### GIVEN PROBLEM
From the very first line of the data to the line containing "import * as", retype everything exactly, leaving the pictures behind.

## start AVAILABLE DATA

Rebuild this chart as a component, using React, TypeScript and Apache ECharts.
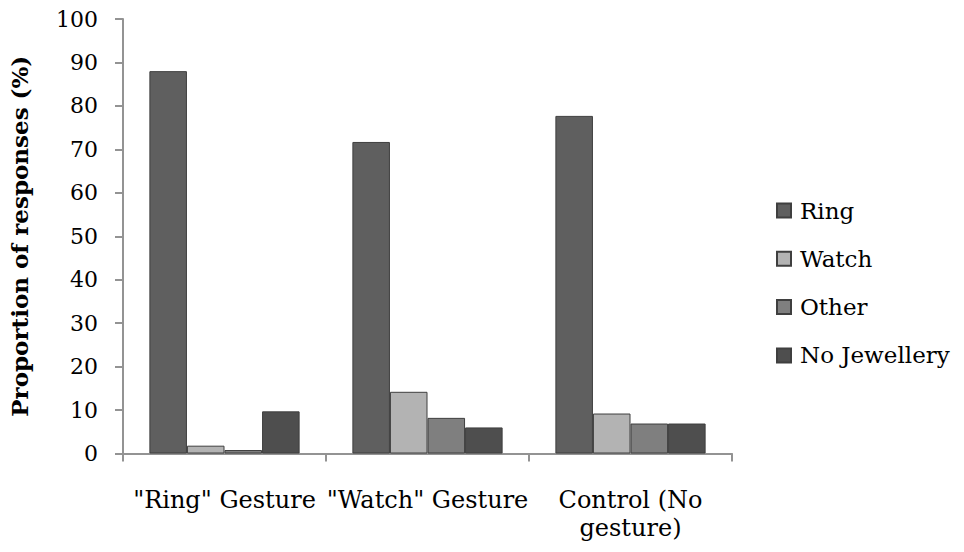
import React, { useEffect, useRef } from "react";
import * as echarts from "echarts";

const categories = ['"Ring" Gesture', '"Watch" Gesture', "Control (No\ngesture)"];
const seriesNames = ["Ring", "Watch", "Other", "No Jewellery"];
const ringValues = [88, 71.7, 77.7];
const watchValues = [1.8, 14.2, 9.2];
const otherValues = [0.8, 8.2, 6.9];
const noJewelleryValues = [9.7, 6.0, 6.9];
const seriesColors = ["#5f5f5f", "#b3b3b3", "#7f7f7f", "#4e4e4e"];
const yTicks = { min: 0, max: 100, interval: 10 };

const FONT = "DejaVu Serif";

export default function App() {
  const ref = useRef<HTMLDivElement>(null);
  useEffect(() => {
    if (!ref.current) return;
    const chart = echarts.init(ref.current, null, { renderer: "svg" });
    const values = [ringValues, watchValues, otherValues, noJewelleryValues];
    chart.setOption({
      animation: false,
      backgroundColor: "#ffffff",
      textStyle: { fontFamily: FONT, color: "#000" },
      grid: { left: 123, right: 232, top: 19, bottom: 98.5, containLabel: false },
      legend: {
        orient: "vertical",
        left: 771,
        top: 192,
        itemWidth: 14,
        itemHeight: 14,
        itemGap: 21.3,
        icon: "rect",
        textStyle: { fontFamily: FONT, fontSize: 23, color: "#000", lineHeight: 27, padding: [0, 0, 0, 4] },
        data: seriesNames,
      },
      xAxis: {
        type: "category",
        data: categories,
        axisLine: { show: true, lineStyle: { color: "#939393", width: 2 } },
        axisTick: { show: true, length: 8, lineStyle: { color: "#939393", width: 2 } },
        axisLabel: {
          interval: 0,
          margin: 32,
          fontFamily: FONT,
          fontSize: 24,
          lineHeight: 28,
          color: "#000",
        },
        splitLine: { show: false },
      },
      yAxis: {
        type: "value",
        min: yTicks.min,
        max: yTicks.max,
        interval: yTicks.interval,
        name: "Proportion of responses (%)",
        nameLocation: "middle",
        nameGap: 92,
        nameTextStyle: { fontFamily: FONT, fontSize: 23, fontWeight: "bold", color: "#000" },
        axisLine: { show: true, lineStyle: { color: "#939393", width: 2 } },
        axisTick: { show: true, length: 8, lineStyle: { color: "#939393", width: 2 } },
        axisLabel: { margin: 25, fontFamily: FONT, fontSize: 22, color: "#000" },
        splitLine: { show: false },
      },
      series: seriesNames.map((name, i) => ({
        name,
        type: "bar",
        data: values[i],
        barGap: "0%",
        barCategoryGap: "26%",
        itemStyle: { color: seriesColors[i], borderColor: "#3f3f3f", borderWidth: 1 },
      })),
    });
    return () => chart.dispose();
  }, []);
  return <div ref={ref} style={{ position: "fixed", left: 0, top: 0, width: 964, height: 552 }} />;
}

## end AVAILABLE DATA

### TASK OUTPUT
Rebuild this chart as a component, using React, TypeScript and Apache ECharts.
import React, { useEffect, useRef } from "react";
import * as echarts from "echarts";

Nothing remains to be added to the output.